▶ CHALLENGE: Skip the pictures. Set down, word for word, the lines from the start of the material up to and including the line with "from bokeh.resources import INLINE".

(Entries taken from a collection)
>> BEGIN
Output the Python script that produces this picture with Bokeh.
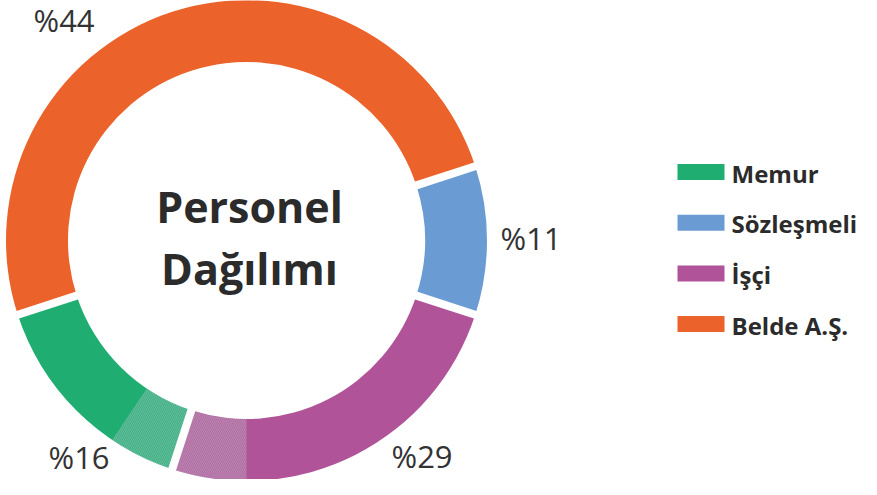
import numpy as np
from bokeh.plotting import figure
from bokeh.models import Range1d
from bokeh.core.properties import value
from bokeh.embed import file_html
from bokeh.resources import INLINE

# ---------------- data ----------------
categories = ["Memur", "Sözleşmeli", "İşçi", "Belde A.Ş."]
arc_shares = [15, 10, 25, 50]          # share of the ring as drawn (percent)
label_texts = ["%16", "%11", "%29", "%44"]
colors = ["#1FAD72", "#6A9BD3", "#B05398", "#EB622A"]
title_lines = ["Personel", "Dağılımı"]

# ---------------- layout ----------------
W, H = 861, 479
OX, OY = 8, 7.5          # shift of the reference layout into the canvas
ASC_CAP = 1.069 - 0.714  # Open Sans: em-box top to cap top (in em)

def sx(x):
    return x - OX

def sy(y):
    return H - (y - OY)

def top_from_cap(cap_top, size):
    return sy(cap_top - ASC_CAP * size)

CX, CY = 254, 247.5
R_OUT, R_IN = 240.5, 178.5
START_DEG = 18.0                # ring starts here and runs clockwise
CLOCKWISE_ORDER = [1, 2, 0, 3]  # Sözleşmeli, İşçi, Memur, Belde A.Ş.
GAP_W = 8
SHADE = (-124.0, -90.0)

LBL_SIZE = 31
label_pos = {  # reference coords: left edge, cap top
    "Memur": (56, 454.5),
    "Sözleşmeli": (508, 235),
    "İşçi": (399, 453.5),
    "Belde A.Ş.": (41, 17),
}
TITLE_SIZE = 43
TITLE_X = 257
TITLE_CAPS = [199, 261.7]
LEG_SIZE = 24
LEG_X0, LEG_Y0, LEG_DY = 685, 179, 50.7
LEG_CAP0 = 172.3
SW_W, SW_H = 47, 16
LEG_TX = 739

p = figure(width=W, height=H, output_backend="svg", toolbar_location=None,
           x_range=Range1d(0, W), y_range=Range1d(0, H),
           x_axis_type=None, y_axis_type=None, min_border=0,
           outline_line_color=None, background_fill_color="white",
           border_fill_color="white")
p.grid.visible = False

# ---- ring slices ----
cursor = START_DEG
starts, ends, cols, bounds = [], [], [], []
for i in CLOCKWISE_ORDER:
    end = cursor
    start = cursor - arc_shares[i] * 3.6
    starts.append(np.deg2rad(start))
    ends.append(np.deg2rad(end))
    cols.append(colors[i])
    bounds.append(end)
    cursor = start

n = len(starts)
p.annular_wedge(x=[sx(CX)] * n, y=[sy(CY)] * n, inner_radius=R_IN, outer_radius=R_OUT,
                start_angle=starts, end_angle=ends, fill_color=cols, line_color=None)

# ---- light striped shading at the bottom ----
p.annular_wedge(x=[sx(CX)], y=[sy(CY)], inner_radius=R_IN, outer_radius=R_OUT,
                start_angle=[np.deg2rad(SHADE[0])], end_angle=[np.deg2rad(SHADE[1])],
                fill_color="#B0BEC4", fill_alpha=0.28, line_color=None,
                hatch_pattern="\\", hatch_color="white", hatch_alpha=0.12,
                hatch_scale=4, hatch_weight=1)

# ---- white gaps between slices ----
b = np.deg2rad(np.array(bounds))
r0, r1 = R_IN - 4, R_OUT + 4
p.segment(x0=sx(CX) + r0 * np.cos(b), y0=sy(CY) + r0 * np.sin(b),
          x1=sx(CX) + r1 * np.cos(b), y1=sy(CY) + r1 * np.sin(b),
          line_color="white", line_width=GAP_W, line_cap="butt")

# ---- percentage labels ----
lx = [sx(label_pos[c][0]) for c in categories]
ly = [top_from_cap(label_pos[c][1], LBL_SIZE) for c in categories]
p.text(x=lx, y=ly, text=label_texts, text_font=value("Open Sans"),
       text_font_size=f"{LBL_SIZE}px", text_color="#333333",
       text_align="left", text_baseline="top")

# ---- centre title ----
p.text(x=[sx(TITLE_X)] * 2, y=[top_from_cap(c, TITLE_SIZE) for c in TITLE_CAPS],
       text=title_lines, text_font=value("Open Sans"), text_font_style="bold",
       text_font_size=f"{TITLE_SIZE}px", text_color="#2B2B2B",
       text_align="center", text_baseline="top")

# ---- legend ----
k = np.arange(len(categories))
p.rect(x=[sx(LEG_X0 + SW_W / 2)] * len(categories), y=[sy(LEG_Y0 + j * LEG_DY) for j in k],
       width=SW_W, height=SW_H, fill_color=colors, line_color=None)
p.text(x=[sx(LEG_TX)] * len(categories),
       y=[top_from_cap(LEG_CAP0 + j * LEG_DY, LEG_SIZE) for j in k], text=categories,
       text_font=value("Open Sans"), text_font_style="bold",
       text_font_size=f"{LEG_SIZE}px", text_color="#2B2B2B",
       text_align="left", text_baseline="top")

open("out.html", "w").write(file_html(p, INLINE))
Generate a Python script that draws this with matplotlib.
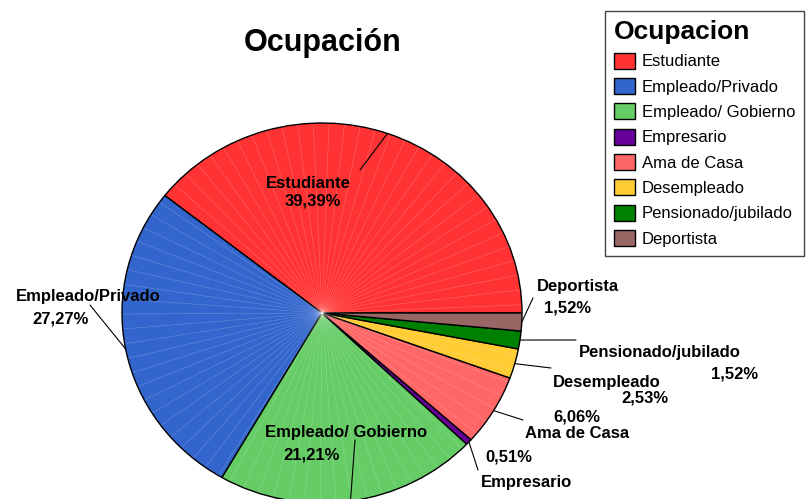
>> END
▶ SOLUTION TO THIS PROBLEM:
Output the Python script that produces this picture with Bokeh.
import numpy as np
from bokeh.plotting import figure
from bokeh.models import Range1d
from bokeh.core.properties import value
from bokeh.embed import file_html
from bokeh.resources import INLINE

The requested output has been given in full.